DO THIS: Tally how many lines of these entries hold the string "picture". Return the number alone.

DATASET EXCERPTS:
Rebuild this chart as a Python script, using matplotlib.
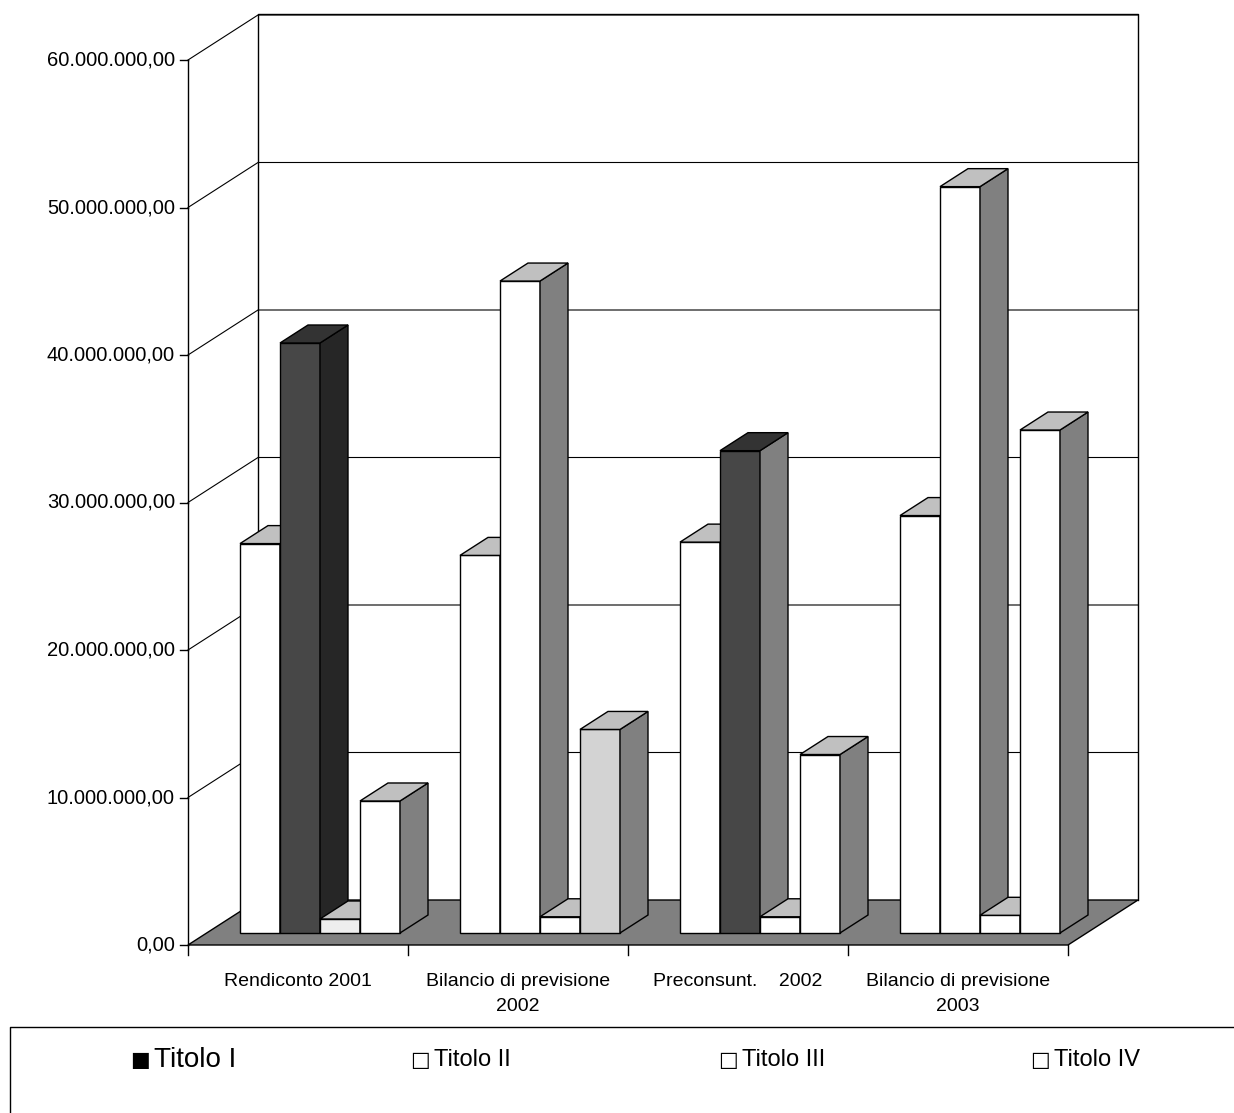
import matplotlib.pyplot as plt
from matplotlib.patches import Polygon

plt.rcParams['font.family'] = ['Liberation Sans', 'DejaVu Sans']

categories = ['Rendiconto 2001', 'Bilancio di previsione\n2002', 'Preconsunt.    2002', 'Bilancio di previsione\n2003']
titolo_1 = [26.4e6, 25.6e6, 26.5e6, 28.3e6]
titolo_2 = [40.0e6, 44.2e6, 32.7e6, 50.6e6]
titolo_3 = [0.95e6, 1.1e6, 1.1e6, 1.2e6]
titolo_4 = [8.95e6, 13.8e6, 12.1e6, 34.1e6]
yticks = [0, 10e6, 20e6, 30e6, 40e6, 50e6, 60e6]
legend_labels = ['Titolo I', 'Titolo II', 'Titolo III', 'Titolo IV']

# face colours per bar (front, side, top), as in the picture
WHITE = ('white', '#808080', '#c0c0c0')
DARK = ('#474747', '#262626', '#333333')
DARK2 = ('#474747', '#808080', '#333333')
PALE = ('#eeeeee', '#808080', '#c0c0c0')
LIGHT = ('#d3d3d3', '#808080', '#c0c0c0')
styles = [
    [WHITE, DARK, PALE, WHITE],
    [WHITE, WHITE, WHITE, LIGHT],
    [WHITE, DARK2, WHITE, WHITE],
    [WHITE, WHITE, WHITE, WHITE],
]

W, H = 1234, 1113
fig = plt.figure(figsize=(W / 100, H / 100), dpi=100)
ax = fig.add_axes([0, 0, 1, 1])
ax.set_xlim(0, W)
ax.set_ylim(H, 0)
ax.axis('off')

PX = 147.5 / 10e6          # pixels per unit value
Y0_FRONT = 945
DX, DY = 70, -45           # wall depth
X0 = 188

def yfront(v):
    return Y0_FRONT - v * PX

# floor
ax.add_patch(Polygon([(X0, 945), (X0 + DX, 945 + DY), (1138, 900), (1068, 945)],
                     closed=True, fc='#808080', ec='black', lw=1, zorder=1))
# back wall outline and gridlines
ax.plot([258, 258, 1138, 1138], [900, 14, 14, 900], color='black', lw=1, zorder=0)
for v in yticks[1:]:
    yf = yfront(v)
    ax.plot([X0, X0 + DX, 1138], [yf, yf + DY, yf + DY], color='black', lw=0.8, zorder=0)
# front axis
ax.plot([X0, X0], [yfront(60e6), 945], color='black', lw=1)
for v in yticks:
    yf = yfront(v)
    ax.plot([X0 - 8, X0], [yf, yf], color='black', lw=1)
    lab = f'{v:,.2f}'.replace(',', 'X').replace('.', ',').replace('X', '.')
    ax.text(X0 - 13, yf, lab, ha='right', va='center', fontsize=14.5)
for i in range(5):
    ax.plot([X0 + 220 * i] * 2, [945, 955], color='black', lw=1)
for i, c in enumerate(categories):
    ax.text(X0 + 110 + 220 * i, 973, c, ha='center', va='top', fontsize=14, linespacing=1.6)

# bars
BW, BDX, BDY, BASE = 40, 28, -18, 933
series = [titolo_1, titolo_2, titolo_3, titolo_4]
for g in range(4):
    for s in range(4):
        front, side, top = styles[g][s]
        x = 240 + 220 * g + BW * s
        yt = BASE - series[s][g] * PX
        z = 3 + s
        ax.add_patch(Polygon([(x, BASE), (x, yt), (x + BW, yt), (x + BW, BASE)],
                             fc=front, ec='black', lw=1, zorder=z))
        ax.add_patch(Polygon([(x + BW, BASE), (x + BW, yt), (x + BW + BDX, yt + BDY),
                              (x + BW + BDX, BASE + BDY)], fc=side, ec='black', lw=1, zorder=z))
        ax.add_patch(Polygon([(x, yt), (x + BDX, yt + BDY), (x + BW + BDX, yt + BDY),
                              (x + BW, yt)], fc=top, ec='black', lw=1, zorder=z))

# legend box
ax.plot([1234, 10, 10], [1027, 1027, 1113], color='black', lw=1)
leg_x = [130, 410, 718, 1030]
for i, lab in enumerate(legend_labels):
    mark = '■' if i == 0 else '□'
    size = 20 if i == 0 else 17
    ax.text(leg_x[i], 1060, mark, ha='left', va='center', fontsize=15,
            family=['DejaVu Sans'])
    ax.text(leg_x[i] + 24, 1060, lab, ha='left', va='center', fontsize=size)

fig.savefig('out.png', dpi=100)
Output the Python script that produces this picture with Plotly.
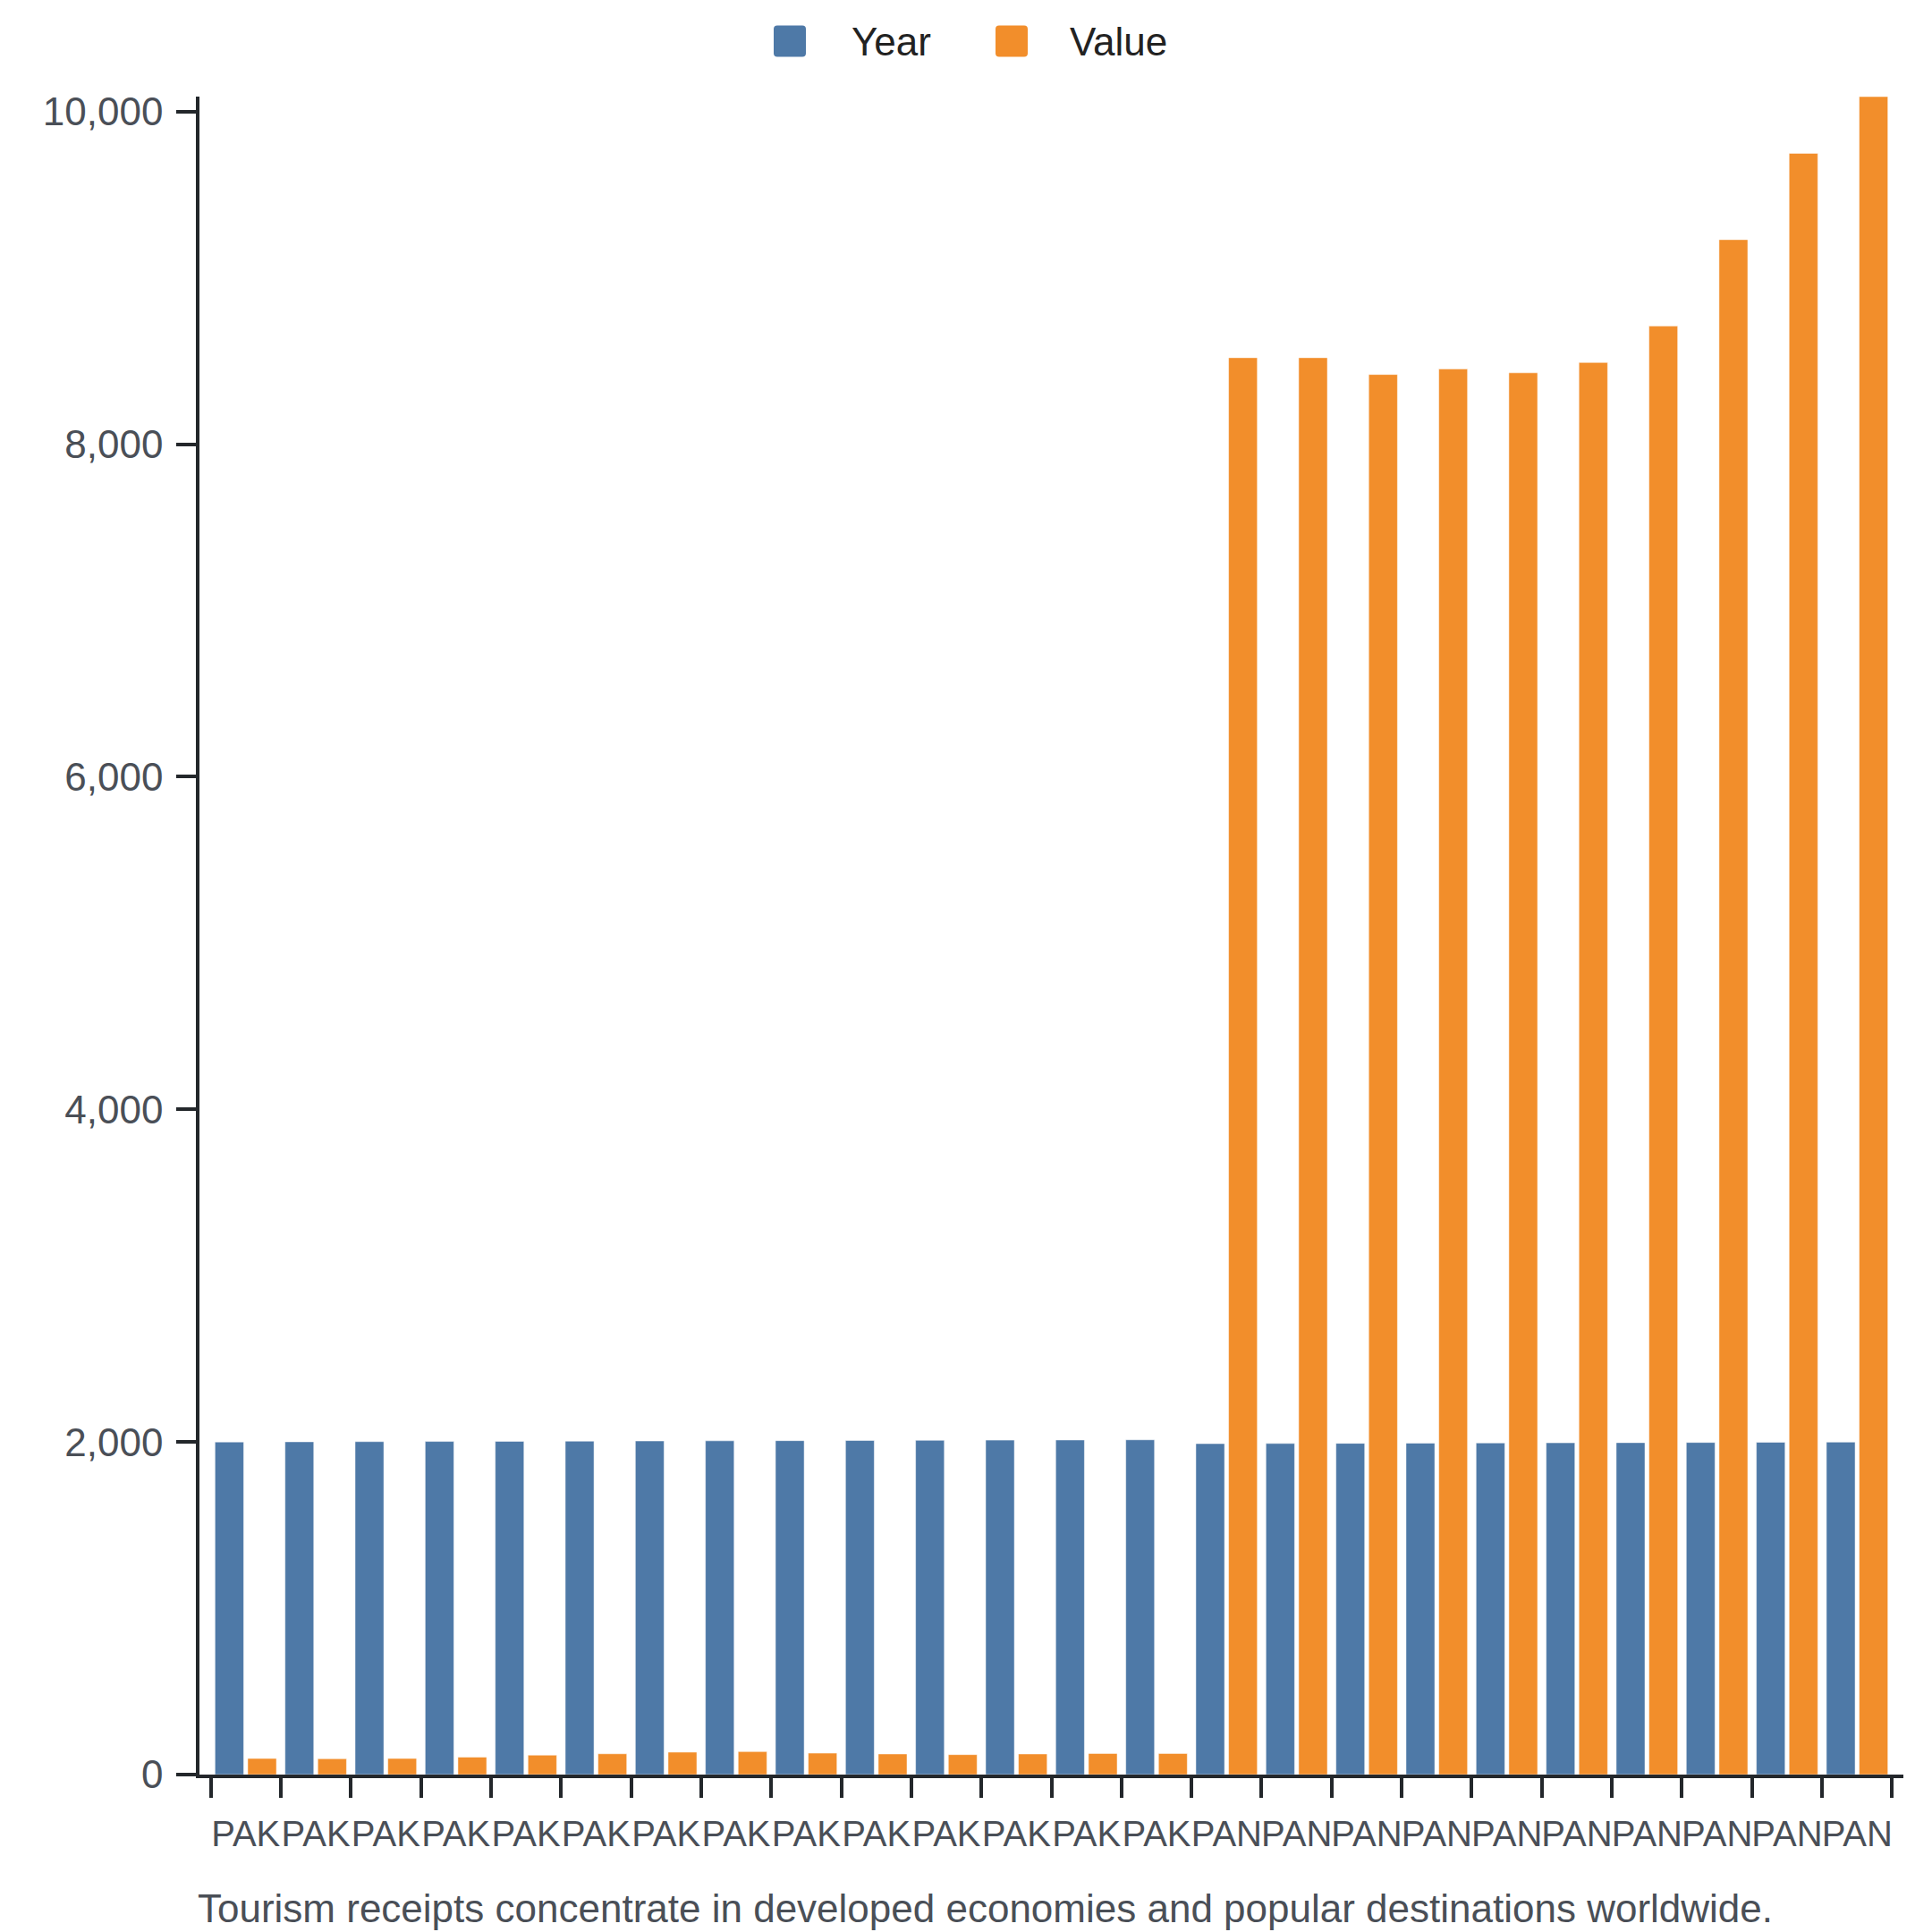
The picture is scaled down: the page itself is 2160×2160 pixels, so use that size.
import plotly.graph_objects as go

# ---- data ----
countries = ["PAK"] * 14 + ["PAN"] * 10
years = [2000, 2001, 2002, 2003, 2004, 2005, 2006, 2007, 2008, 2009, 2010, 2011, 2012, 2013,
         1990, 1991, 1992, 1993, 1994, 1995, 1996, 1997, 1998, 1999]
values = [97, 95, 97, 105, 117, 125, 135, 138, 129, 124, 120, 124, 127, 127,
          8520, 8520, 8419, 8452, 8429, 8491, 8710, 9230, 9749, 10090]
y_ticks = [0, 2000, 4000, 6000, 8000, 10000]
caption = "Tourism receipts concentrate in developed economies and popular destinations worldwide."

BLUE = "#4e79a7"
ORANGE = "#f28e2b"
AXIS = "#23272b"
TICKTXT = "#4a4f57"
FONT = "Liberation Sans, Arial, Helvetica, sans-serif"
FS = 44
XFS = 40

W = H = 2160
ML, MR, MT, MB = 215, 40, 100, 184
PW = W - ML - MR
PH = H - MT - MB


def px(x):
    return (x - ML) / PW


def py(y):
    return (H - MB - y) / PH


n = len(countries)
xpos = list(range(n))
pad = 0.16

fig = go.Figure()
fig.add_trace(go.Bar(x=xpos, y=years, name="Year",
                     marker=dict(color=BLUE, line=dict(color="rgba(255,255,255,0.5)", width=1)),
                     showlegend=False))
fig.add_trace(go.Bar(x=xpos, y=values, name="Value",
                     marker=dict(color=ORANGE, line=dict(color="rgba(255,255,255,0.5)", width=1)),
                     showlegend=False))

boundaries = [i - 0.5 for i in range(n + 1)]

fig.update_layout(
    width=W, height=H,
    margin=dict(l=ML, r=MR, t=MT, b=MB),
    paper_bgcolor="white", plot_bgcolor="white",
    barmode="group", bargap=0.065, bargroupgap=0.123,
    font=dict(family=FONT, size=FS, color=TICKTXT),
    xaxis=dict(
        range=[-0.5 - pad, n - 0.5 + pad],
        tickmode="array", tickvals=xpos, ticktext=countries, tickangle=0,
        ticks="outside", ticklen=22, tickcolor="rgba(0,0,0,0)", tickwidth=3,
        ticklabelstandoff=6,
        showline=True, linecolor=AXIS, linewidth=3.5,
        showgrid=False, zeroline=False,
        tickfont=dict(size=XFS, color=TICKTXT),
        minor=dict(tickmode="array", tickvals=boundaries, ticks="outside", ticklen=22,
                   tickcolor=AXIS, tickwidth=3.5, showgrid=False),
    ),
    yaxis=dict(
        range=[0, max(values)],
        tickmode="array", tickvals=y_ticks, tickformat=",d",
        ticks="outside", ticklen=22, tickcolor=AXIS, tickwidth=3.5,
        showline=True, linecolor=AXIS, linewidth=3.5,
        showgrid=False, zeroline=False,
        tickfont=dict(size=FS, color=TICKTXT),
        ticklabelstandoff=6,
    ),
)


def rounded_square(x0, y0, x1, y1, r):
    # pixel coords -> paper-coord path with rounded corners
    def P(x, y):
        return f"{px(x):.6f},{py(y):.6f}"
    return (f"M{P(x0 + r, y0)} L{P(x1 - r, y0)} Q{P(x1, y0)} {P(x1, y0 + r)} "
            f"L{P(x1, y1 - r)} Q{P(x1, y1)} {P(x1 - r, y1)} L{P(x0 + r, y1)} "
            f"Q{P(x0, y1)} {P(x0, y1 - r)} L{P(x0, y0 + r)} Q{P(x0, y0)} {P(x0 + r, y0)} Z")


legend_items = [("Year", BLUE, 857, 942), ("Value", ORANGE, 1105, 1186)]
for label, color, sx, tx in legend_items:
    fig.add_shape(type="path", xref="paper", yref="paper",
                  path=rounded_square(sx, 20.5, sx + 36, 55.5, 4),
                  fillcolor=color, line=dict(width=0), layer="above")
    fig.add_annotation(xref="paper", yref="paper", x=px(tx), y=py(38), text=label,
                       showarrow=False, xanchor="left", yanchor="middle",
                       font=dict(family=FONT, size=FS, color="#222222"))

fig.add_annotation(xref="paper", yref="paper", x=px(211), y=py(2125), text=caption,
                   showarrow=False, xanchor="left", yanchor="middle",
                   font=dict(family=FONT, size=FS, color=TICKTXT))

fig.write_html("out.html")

RESULT OF THIS EXERCISE: 3